I must beware, then, of too wide and too deep an incredulity, and remember that there are many things yet hid from us, and that really everything is extremely peculiar.

Doves in the Chimney

The voice of the turtle is heard in my chimney. It is the prettiest soft low crooning in the world, like the soughing of wind in a pine wood, or the low moan of seas imprisoned between rocks. When first it stole into my room, as I sat reading there, I thought I had been Steele's pastoral lady friend, Mrs. Cornelia Lizard, “whose Head was so far turned … that she kept a Pair of Turtles cooing in her Chamber, and had a tame Lamb running after her up and down the House. I used all gentle Methods to bring her to her self. …”

But no: I am more fortunate that Mrs. Cornelia, not only in that I am lambless, but in that my pair of turtles, (if pair they are, and not a mourning widow turtling it after her mate) have not taken up their abode in my chamber, but have, it seems, made them a nest in my chimney.

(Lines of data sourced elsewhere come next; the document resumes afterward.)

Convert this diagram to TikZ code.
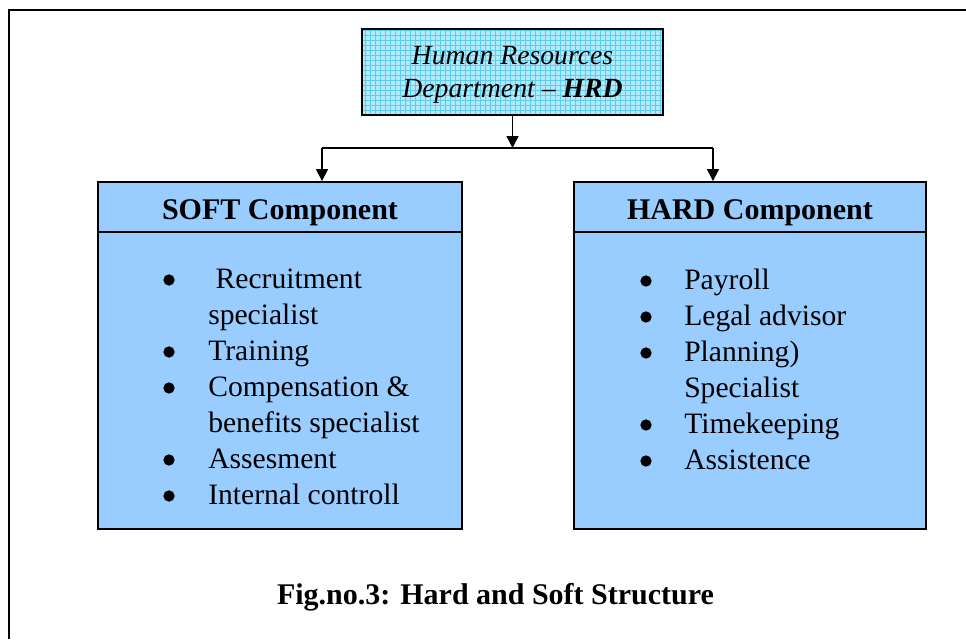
\documentclass[tikz,border=0pt]{standalone}
\usepackage{fontspec}
\setmainfont{Liberation Serif}
\usetikzlibrary{arrows.meta}
\definecolor{boxblue}{RGB}{153,204,255}
\definecolor{hrdfill}{RGB}{178,234,250}
\definecolor{hrdgrid}{RGB}{90,205,240}
\tikzset{
  conn/.style={line width=1.1pt},
  arr/.style={conn,-{Triangle[length=9pt,width=9pt]}},
  compbox/.style={draw,line width=1.4pt,fill=boxblue,inner sep=0pt},
  itemtxt/.style={anchor=base west,inner sep=0pt,font=\fontsize{22.2pt}{26pt}\selectfont},
  bul/.style={circle,fill=black,inner sep=0pt,minimum size=8.5pt},
  titletxt/.style={anchor=base,inner sep=0pt,font=\fontsize{22.5pt}{26pt}\selectfont\bfseries},
}
\begin{document}
\begin{tikzpicture}[x=0.75pt,y=-0.75pt]
\useasboundingbox (0,0) rectangle (966,639);
% outer frame
\draw[line width=1.5pt] (9,639) -- (9,10) -- (966,10);

% HRD box
\node[minimum width=225.75pt,minimum height=64.5pt,inner sep=0pt,fill=hrdfill] (hrd) at (512.5,72) {};
\begin{scope}
\clip (362,29) rectangle (663,115);
\draw[hrdgrid,line width=0.6pt,step=3.75pt] (360,27) grid (665,117);
\end{scope}
\draw[line width=1.4pt] (hrd.north west) rectangle (hrd.south east);
\node[anchor=base,inner sep=0pt,font=\fontsize{20.8pt}{24pt}\selectfont\itshape] (hrd1) at (512.5,64) {Human Resources};
\node[anchor=base,inner sep=0pt,font=\fontsize{20.8pt}{24pt}\selectfont\itshape] (hrd2) at (512.5,97) {Department -- \textbf{HRD}};

% component boxes
\node[compbox,minimum width=273pt,minimum height=260.25pt] (soft) at (280,355.5) {};
\node[compbox,minimum width=264pt,minimum height=260.25pt] (hard) at (750,355.5) {};
\coordinate (softdivL) at (98,232);
\coordinate (softdivR) at (462,232);
\coordinate (harddivL) at (574,232);
\coordinate (harddivR) at (926,232);
\draw[line width=1.4pt] (softdivL) -- (softdivR);
\draw[line width=1.4pt] (harddivL) -- (harddivR);

\node[titletxt] (softtitle) at (280,219) {SOFT Component};
\node[titletxt] (hardtitle) at (750,219) {HARD Component};

% connectors
\coordinate (junc) at (512.5,148);
\coordinate (jl) at (322,148);
\coordinate (jr) at (713,148);
\draw[arr] (hrd.south) -- (junc);
\draw[conn] (jl) -- (jr);
\draw[arr] (jl) -- (jl |- soft.north);
\draw[arr] (jr) -- (jr |- hard.north);

% SOFT items
\node[bul] (sb1) at (169,280) {};
\node[itemtxt] (st1) at (208,288) {\ Recruitment};
\node[itemtxt] (st1b) at (208,324) {specialist};
\node[bul] (sb2) at (169,352) {};
\node[itemtxt] (st2) at (208,360) {Training};
\node[bul] (sb3) at (169,388) {};
\node[itemtxt] (st3) at (208,396) {Compensation \&};
\node[itemtxt] (st3b) at (208,432) {benefits specialist};
\node[bul] (sb4) at (169,460) {};
\node[itemtxt] (st4) at (208,468) {Assesment};
\node[bul] (sb5) at (169,496) {};
\node[itemtxt] (st5) at (208,504) {Internal controll};

% HARD items
\node[bul] (hb1) at (646,281) {};
\node[itemtxt] (ht1) at (684,289) {Payroll};
\node[bul] (hb2) at (646,317) {};
\node[itemtxt] (ht2) at (684,325) {Legal advisor};
\node[bul] (hb3) at (646,353) {};
\node[itemtxt] (ht3) at (684,361) {Planning)};
\node[itemtxt] (ht3b) at (684,397) {Specialist};
\node[bul] (hb4) at (646,425) {};
\node[itemtxt] (ht4) at (684,433) {Timekeeping};
\node[bul] (hb5) at (646,461) {};
\node[itemtxt] (ht5) at (684,469) {Assistence};

% caption
\node[titletxt] (caption) at (495.5,604) {Fig.no.3: Hard and Soft Structure};
\end{tikzpicture}
\end{document}
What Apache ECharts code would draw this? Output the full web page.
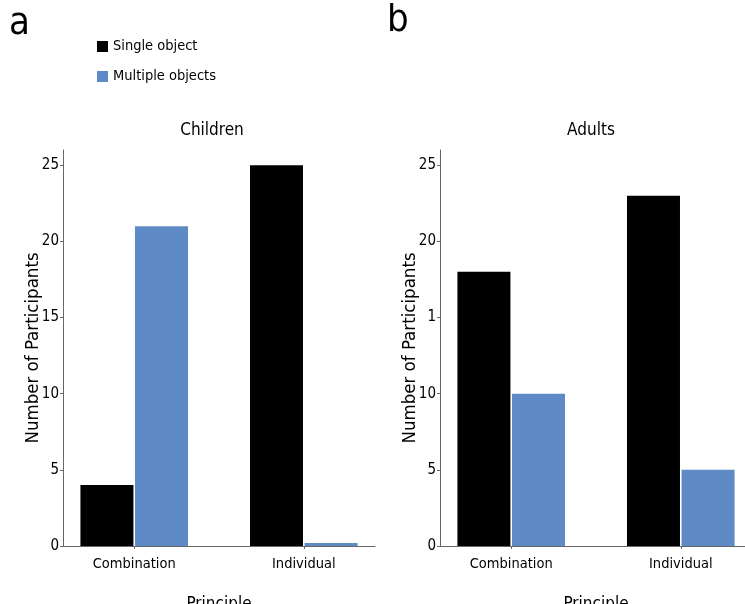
<!DOCTYPE html>
<html><head><meta charset="utf-8">
<script src="https://cdn.jsdelivr.net/npm/echarts@6/dist/echarts.min.js"></script>
<style>html,body{margin:0;padding:0;background:#fff}#c{width:745px;height:604px}</style>
</head><body><div id="c"></div>
<script>
const categories = ['Combination', 'Individual'];
const seriesNames = ['Single object', 'Multiple objects'];
const childrenSingle = [4, 25];
const childrenMultiple = [21, 0.2];
const adultsSingle = [18, 23];
const adultsMultiple = [10, 5];
const yTicks = [0, 5, 10, 15, 20, 25];
const yTickLabelsA = ['0', '5', '10', '15', '20', '25'];
const yTickLabelsB = ['0', '5', '10', '1', '20', '25'];
const panelTitles = ['Children', 'Adults'];
const panelLetters = ['a', 'b'];

const FONT = "'Liberation Sans Narrow', 'DejaVu Sans Condensed', 'Liberation Sans', sans-serif";
const colors = ['#000000', '#5e8bc6'];
const axisColor = '#666';

function toPts(arr) { return arr.map((v, i) => [i + 1, v]); }

function xAxisFor(idx) {
  return {
    type: 'value', gridIndex: idx, min: 0.58, max: 2.42,
    name: 'Principle', nameLocation: 'middle', nameGap: 50,
    nameTextStyle: { fontFamily: FONT, fontSize: 17, color: '#000' },
    axisLine: { show: true, lineStyle: { color: axisColor, width: 1 } },
    axisTick: { show: true, length: 3, customValues: [1, 2], lineStyle: { color: axisColor } },
    axisLabel: { customValues: [1, 2], margin: 11, fontFamily: FONT, fontSize: 14.5, color: '#000',
      formatter: v => categories[Math.round(v) - 1] || '' },
    splitLine: { show: false }
  };
}
function yAxisFor(idx, labels) {
  return {
    type: 'value', gridIndex: idx, min: 0, max: 26,
    name: 'Number of Participants', nameLocation: 'middle', nameGap: 20, nameMoveOverlap: false,
    nameTextStyle: { fontFamily: FONT, fontSize: 18.5, color: '#000' },
    axisLine: { show: true, lineStyle: { color: axisColor, width: 1 } },
    axisTick: { show: true, length: 3, customValues: yTicks, lineStyle: { color: axisColor } },
    axisLabel: { customValues: yTicks, margin: 4, fontFamily: FONT, fontSize: 15, color: '#000',
      formatter: v => labels[yTicks.indexOf(v)] ?? '' },
    splitLine: { show: false }
  };
}
function bar(name, data, idx, color) {
  return {
    name, type: 'bar', xAxisIndex: idx, yAxisIndex: idx, data: toPts(data),
    barWidth: 53, barGap: '3%', itemStyle: { color }, silent: true
  };
}

const chart = echarts.init(document.getElementById('c'), null, { renderer: 'canvas' });
chart.setOption({
  animation: false,
  backgroundColor: '#fff',
  title: [
    { text: panelLetters[0], left: 4, top: 0, textStyle: { fontFamily: FONT, fontSize: 38, fontWeight: 'normal', color: '#000' } },
    { text: panelLetters[1], left: 382, top: -3, textStyle: { fontFamily: FONT, fontSize: 38, fontWeight: 'normal', color: '#000' } },
    { text: panelTitles[0], left: 207, top: 117, textAlign: 'center', textStyle: { fontFamily: FONT, fontSize: 17, fontWeight: 'normal', color: '#000' } },
    { text: panelTitles[1], left: 586, top: 117, textAlign: 'center', textStyle: { fontFamily: FONT, fontSize: 17, fontWeight: 'normal', color: '#000' } }
  ],
  legend: {
    data: seriesNames, orient: 'vertical', left: 92, top: 34, itemGap: 15,
    itemWidth: 11, itemHeight: 11, icon: 'rect', selectedMode: false,
    textStyle: { fontFamily: FONT, fontSize: 14.5, color: '#000' }
  },
  grid: [
    { left: 63, top: 150, width: 312, height: 396, outerBoundsMode: 'none', containLabel: false },
    { left: 440, top: 150, width: 312, height: 396, outerBoundsMode: 'none', containLabel: false }
  ],
  xAxis: [xAxisFor(0), xAxisFor(1)],
  yAxis: [yAxisFor(0, yTickLabelsA), yAxisFor(1, yTickLabelsB)],
  series: [
    bar(seriesNames[0], childrenSingle, 0, colors[0]),
    bar(seriesNames[1], childrenMultiple, 0, colors[1]),
    bar(seriesNames[0], adultsSingle, 1, colors[0]),
    bar(seriesNames[1], adultsMultiple, 1, colors[1])
  ]
});
</script></body></html>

Yes, my chimney is a pigeon-cote, a culver-house, and in it the kind turtles sit and coo, and answer to each other's moan. I like to think that there are two turtles, that my turtle is not bereaved. And yet, to have so chaste, so musically mourning a widow at hand, would also be charming. “As a turtledove did I chatter, and as a dove did I mourn”; melancholy ordinance of nature, that this otherwise oblivious bird, so unlike the elephant that she forgets practically
everything immediately, including her young the moment they have been taken from the nest, and the peckings and unkindnesses of her husband, and all wrongs done her, should remember and mourn her mate until death. Even the widowed cock mourns, winging him to some withered bough, or to some friendly chimney. But who shall say why he mourns? Basil wrote that the eating of vipers, a favourite food of theirs, gives turtles a pain, until they can find some marjoram to heal it. They will find no marjoram in my chimney, and so they mourn there still.